• AIM:
Quote all of the data that follows exactly as written, skipping the images.

• SOURCE DATA:
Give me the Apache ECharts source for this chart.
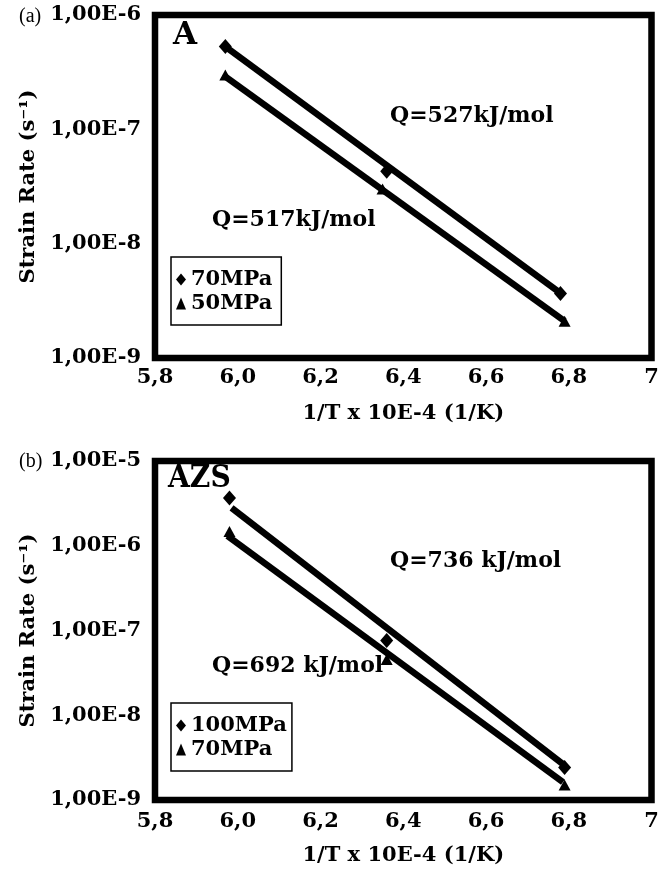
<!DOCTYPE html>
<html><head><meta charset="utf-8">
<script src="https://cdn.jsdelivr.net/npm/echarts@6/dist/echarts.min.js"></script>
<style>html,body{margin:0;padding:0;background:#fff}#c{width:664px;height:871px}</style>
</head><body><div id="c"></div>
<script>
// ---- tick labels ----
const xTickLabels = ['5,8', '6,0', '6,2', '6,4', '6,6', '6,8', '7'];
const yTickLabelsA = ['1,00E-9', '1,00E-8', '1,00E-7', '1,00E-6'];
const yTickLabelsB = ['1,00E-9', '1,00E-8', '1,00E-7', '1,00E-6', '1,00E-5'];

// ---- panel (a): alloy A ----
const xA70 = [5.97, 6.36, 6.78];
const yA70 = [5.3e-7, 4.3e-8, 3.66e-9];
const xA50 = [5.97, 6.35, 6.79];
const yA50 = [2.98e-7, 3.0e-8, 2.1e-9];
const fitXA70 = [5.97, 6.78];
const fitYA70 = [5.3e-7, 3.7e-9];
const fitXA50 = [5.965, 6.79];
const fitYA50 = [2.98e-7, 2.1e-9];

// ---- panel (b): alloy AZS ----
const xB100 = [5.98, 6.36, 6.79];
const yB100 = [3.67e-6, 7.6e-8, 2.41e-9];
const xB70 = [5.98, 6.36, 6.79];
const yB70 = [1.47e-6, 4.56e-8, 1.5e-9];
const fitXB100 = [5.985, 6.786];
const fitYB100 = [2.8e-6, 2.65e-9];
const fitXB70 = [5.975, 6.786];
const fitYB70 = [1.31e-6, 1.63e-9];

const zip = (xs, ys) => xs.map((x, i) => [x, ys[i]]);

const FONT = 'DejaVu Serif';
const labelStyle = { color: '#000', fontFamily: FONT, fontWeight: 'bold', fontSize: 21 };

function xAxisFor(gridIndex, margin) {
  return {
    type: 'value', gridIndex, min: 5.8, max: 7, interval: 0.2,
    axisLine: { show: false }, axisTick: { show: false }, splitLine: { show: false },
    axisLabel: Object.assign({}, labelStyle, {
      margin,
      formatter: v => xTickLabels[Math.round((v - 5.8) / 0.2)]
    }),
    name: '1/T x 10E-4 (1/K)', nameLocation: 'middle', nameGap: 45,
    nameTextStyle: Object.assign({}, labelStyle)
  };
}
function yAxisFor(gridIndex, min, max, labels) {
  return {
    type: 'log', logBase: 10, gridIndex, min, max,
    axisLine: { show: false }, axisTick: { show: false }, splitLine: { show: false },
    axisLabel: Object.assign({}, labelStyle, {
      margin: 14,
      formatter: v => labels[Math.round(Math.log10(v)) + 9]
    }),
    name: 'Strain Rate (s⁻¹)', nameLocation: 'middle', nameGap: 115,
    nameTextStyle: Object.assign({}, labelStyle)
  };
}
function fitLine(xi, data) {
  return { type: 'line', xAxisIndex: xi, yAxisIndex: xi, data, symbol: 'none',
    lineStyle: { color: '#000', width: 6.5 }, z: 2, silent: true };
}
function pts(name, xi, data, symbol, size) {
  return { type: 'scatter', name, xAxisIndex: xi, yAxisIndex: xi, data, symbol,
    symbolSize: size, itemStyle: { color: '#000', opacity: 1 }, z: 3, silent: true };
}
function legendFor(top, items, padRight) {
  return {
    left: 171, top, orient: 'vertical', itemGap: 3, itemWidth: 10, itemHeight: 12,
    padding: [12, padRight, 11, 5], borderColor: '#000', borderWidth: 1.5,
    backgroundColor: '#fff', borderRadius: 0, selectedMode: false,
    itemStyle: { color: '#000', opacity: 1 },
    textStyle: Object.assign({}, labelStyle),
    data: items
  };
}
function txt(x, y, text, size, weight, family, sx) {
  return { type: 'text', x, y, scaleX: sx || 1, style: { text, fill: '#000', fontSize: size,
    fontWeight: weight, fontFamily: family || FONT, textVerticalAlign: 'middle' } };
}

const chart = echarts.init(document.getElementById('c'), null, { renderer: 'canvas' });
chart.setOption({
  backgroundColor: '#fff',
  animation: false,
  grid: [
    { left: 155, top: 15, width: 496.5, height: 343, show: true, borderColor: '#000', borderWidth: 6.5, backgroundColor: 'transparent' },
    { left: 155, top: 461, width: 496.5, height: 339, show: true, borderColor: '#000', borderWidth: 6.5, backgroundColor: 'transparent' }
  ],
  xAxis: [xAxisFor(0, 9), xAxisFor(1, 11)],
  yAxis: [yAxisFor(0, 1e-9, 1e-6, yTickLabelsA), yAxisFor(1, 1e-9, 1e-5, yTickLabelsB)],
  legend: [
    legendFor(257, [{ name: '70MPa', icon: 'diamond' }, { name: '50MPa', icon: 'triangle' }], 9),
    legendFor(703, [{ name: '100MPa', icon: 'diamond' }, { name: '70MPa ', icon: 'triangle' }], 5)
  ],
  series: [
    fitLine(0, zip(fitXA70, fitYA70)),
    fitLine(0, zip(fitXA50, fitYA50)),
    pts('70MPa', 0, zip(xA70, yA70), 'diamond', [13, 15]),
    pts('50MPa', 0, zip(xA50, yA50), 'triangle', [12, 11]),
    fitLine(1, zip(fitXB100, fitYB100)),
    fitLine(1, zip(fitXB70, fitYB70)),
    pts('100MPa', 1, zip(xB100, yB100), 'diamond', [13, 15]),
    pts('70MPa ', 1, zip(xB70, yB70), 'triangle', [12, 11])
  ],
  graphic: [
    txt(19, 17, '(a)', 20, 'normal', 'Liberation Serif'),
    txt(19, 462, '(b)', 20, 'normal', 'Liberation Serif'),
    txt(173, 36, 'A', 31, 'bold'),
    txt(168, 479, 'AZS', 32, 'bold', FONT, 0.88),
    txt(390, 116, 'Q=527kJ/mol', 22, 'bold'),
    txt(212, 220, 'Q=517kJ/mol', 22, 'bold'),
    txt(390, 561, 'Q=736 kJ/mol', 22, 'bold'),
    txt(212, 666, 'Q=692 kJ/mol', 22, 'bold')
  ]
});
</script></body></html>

• EXERCISE OUTPUT:
Give me the Apache ECharts source for this chart.
<!DOCTYPE html>
<html><head><meta charset="utf-8">
<script src="https://cdn.jsdelivr.net/npm/echarts@6/dist/echarts.min.js"></script>
<style>html,body{margin:0;padding:0;background:#fff}#c{width:664px;height:871px}</style>
</head><body><div id="c"></div>
<script>
// ---- tick labels ----
const xTickLabels = ['5,8', '6,0', '6,2', '6,4', '6,6', '6,8', '7'];
const yTickLabelsA = ['1,00E-9', '1,00E-8', '1,00E-7', '1,00E-6'];
const yTickLabelsB = ['1,00E-9', '1,00E-8', '1,00E-7', '1,00E-6', '1,00E-5'];

// ---- panel (a): alloy A ----
const xA70 = [5.97, 6.36, 6.78];
const yA70 = [5.3e-7, 4.3e-8, 3.66e-9];
const xA50 = [5.97, 6.35, 6.79];
const yA50 = [2.98e-7, 3.0e-8, 2.1e-9];
const fitXA70 = [5.97, 6.78];
const fitYA70 = [5.3e-7, 3.7e-9];
const fitXA50 = [5.965, 6.79];
const fitYA50 = [2.98e-7, 2.1e-9];

// ---- panel (b): alloy AZS ----
const xB100 = [5.98, 6.36, 6.79];
const yB100 = [3.67e-6, 7.6e-8, 2.41e-9];
const xB70 = [5.98, 6.36, 6.79];
const yB70 = [1.47e-6, 4.56e-8, 1.5e-9];
const fitXB100 = [5.985, 6.786];
const fitYB100 = [2.8e-6, 2.65e-9];
const fitXB70 = [5.975, 6.786];
const fitYB70 = [1.31e-6, 1.63e-9];

const zip = (xs, ys) => xs.map((x, i) => [x, ys[i]]);

const FONT = 'DejaVu Serif';
const labelStyle = { color: '#000', fontFamily: FONT, fontWeight: 'bold', fontSize: 21 };

function xAxisFor(gridIndex, margin) {
  return {
    type: 'value', gridIndex, min: 5.8, max: 7, interval: 0.2,
    axisLine: { show: false }, axisTick: { show: false }, splitLine: { show: false },
    axisLabel: Object.assign({}, labelStyle, {
      margin,
      formatter: v => xTickLabels[Math.round((v - 5.8) / 0.2)]
    }),
    name: '1/T x 10E-4 (1/K)', nameLocation: 'middle', nameGap: 45,
    nameTextStyle: Object.assign({}, labelStyle)
  };
}
function yAxisFor(gridIndex, min, max, labels) {
  return {
    type: 'log', logBase: 10, gridIndex, min, max,
    axisLine: { show: false }, axisTick: { show: false }, splitLine: { show: false },
    axisLabel: Object.assign({}, labelStyle, {
      margin: 14,
      formatter: v => labels[Math.round(Math.log10(v)) + 9]
    }),
    name: 'Strain Rate (s⁻¹)', nameLocation: 'middle', nameGap: 115,
    nameTextStyle: Object.assign({}, labelStyle)
  };
}
function fitLine(xi, data) {
  return { type: 'line', xAxisIndex: xi, yAxisIndex: xi, data, symbol: 'none',
    lineStyle: { color: '#000', width: 6.5 }, z: 2, silent: true };
}
function pts(name, xi, data, symbol, size) {
  return { type: 'scatter', name, xAxisIndex: xi, yAxisIndex: xi, data, symbol,
    symbolSize: size, itemStyle: { color: '#000', opacity: 1 }, z: 3, silent: true };
}
function legendFor(top, items, padRight) {
  return {
    left: 171, top, orient: 'vertical', itemGap: 3, itemWidth: 10, itemHeight: 12,
    padding: [12, padRight, 11, 5], borderColor: '#000', borderWidth: 1.5,
    backgroundColor: '#fff', borderRadius: 0, selectedMode: false,
    itemStyle: { color: '#000', opacity: 1 },
    textStyle: Object.assign({}, labelStyle),
    data: items
  };
}
function txt(x, y, text, size, weight, family, sx) {
  return { type: 'text', x, y, scaleX: sx || 1, style: { text, fill: '#000', fontSize: size,
    fontWeight: weight, fontFamily: family || FONT, textVerticalAlign: 'middle' } };
}

const chart = echarts.init(document.getElementById('c'), null, { renderer: 'canvas' });
chart.setOption({
  backgroundColor: '#fff',
  animation: false,
  grid: [
    { left: 155, top: 15, width: 496.5, height: 343, show: true, borderColor: '#000', borderWidth: 6.5, backgroundColor: 'transparent' },
    { left: 155, top: 461, width: 496.5, height: 339, show: true, borderColor: '#000', borderWidth: 6.5, backgroundColor: 'transparent' }
  ],
  xAxis: [xAxisFor(0, 9), xAxisFor(1, 11)],
  yAxis: [yAxisFor(0, 1e-9, 1e-6, yTickLabelsA), yAxisFor(1, 1e-9, 1e-5, yTickLabelsB)],
  legend: [
    legendFor(257, [{ name: '70MPa', icon: 'diamond' }, { name: '50MPa', icon: 'triangle' }], 9),
    legendFor(703, [{ name: '100MPa', icon: 'diamond' }, { name: '70MPa ', icon: 'triangle' }], 5)
  ],
  series: [
    fitLine(0, zip(fitXA70, fitYA70)),
    fitLine(0, zip(fitXA50, fitYA50)),
    pts('70MPa', 0, zip(xA70, yA70), 'diamond', [13, 15]),
    pts('50MPa', 0, zip(xA50, yA50), 'triangle', [12, 11]),
    fitLine(1, zip(fitXB100, fitYB100)),
    fitLine(1, zip(fitXB70, fitYB70)),
    pts('100MPa', 1, zip(xB100, yB100), 'diamond', [13, 15]),
    pts('70MPa ', 1, zip(xB70, yB70), 'triangle', [12, 11])
  ],
  graphic: [
    txt(19, 17, '(a)', 20, 'normal', 'Liberation Serif'),
    txt(19, 462, '(b)', 20, 'normal', 'Liberation Serif'),
    txt(173, 36, 'A', 31, 'bold'),
    txt(168, 479, 'AZS', 32, 'bold', FONT, 0.88),
    txt(390, 116, 'Q=527kJ/mol', 22, 'bold'),
    txt(212, 220, 'Q=517kJ/mol', 22, 'bold'),
    txt(390, 561, 'Q=736 kJ/mol', 22, 'bold'),
    txt(212, 666, 'Q=692 kJ/mol', 22, 'bold')
  ]
});
</script></body></html>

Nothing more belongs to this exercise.